The classification of SOD operations adds another layer of concern. Because much of the unit’s work is classified, even internal oversight becomes difficult. Agents are specifically instructed to omit any reference to SOD from investigative reports, court documents, and testimony. This institutional commitment to secrecy means that the full scope of the program — how many cases it has influenced, what intelligence sources it draws upon, and whether it has ever been used to target individuals for political rather than criminal reasons — remains largely unknown.

Accountability and the Path Forward

Defenders of parallel construction argue that protecting intelligence sources and methods is a legitimate law enforcement priority. Revealing how tips are generated could compromise ongoing operations and endanger informants. From this perspective, recreating an investigative trail is simply good operational security.

Critics counter that no operational concern justifies systematically deceiving courts. The adversarial legal system depends on transparency — judges and juries cannot properly evaluate evidence when its true provenance is hidden. A conviction obtained through fabricated evidence chains is, in the eyes of many legal scholars, fundamentally illegitimate regardless of the defendant’s actual guilt.

The broader implications extend to public trust in the justice system itself. When federal agencies institutionalize deception as standard practice, they undermine the credibility of every investigation they conduct. Citizens who learn that law enforcement routinely lies about how cases begin have every reason to question what else might be concealed.
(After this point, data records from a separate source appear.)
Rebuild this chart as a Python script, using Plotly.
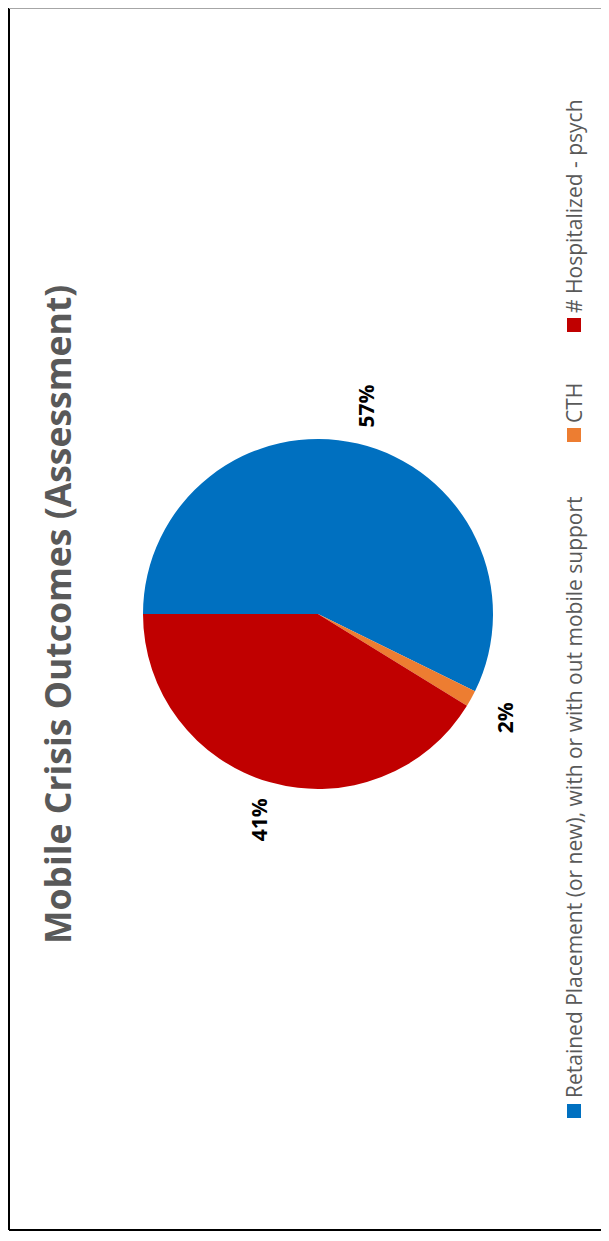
import math
import plotly.graph_objects as go

# ---- data ----
categories = ["Retained Placement (or new), with or with out mobile support", "CTH", "# Hospitalized - psych"]
values = [114, 3, 82]
colors = ["#0070C0", "#ED7D31", "#C00000"]
title_text = "Mobile Crisis Outcomes (Assessment)"

OFF = 8                     # page body margin
W, H = 601, 1233            # figure size (fits the 609x1241 window)
CX, CY, R = 318, 614, 175   # pie centre / radius in page pixels


def px(x):
    return (x - OFF) / W


def py(y):
    return 1 - (y - OFF) / H


fig = go.Figure()
fig.add_trace(go.Pie(
    labels=categories,
    values=values,
    marker=dict(colors=colors, line=dict(width=0)),
    sort=False,
    direction="clockwise",
    rotation=270,
    textinfo="none",
    hoverinfo="label+percent",
    showlegend=False,
    domain=dict(x=[px(CX - R), px(CX + R)], y=[py(CY + R), py(CY - R)]),
))

annotations = []
# percentage labels, placed from the data (rotated chart)
total = sum(values)
cum = 0
for v in values:
    frac = v / total
    mid = 270 + (cum + frac / 2) * 360  # compass angle, clockwise from 12 o'clock
    cum += frac
    a = math.radians(mid)
    d = R * 1.22
    lx = CX + d * math.sin(a)
    ly = CY - d * math.cos(a)
    annotations.append(dict(
        x=px(lx), y=py(ly), xref="paper", yref="paper",
        text=f"<b>{round(frac * 100)}%</b>", showarrow=False, textangle=-90,
        font=dict(family="Open Sans", size=21, color="#000000"),
        xanchor="center", yanchor="middle",
    ))

# title (rotated)
annotations.append(dict(
    x=px(57), y=py(615), xref="paper", yref="paper",
    text=f"<b>{title_text}</b>", showarrow=False, textangle=-90,
    font=dict(family="Open Sans", size=35.5, color="#595959"),
    xanchor="center", yanchor="middle",
))

# rotated legend
legend_square_y = [1111, 435, 325]
legend_text_y = [1099, 424, 314]
shapes = []
for cat, col, sy, ty in zip(categories, colors, legend_square_y, legend_text_y):
    shapes.append(dict(type="rect", xref="paper", yref="paper",
                       x0=px(567), x1=px(581), y0=py(sy + 7), y1=py(sy - 7),
                       fillcolor=col, line=dict(width=0)))
    annotations.append(dict(
        x=px(574), y=py(ty), xref="paper", yref="paper",
        text=cat, showarrow=False, textangle=-90,
        font=dict(family="Open Sans", size=21, color="#595959"),
        xanchor="center", yanchor="bottom", borderpad=0,
    ))

# chart border
shapes.append(dict(type="line", xref="paper", yref="paper", x0=px(9), x1=px(9), y0=1.0, y1=py(1230),
                   line=dict(color="#000000", width=2)))
shapes.append(dict(type="line", xref="paper", yref="paper", x0=px(9), x1=1.0, y0=py(1230), y1=py(1230),
                   line=dict(color="#000000", width=2)))
shapes.append(dict(type="line", xref="paper", yref="paper", x0=px(9), x1=1.0, y0=py(8.5), y1=py(8.5),
                   line=dict(color="#A6A6A6", width=1)))

fig.update_layout(
    width=W, height=H,
    margin=dict(l=0, r=0, t=0, b=0),
    paper_bgcolor="#FFFFFF",
    plot_bgcolor="#FFFFFF",
    annotations=annotations,
    shapes=shapes,
    showlegend=False,
)

fig.write_html("out.html")
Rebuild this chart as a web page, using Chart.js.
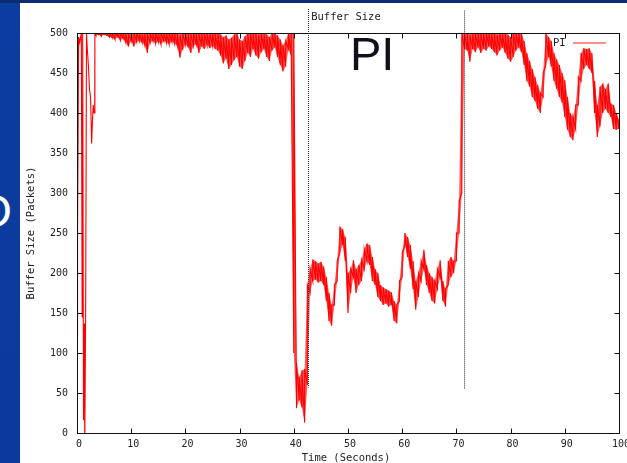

Addressing this issue requires meaningful congressional oversight, judicial scrutiny of investigative origins, and a willingness to acknowledge that some intelligence tools — however effective — are incompatible with constitutional governance when deployed against ordinary citizens in ordinary criminal cases. The tension between security and liberty is as old as the republic, but the SOD program represents a quiet resolution of that tension entirely in favor of unchecked government power.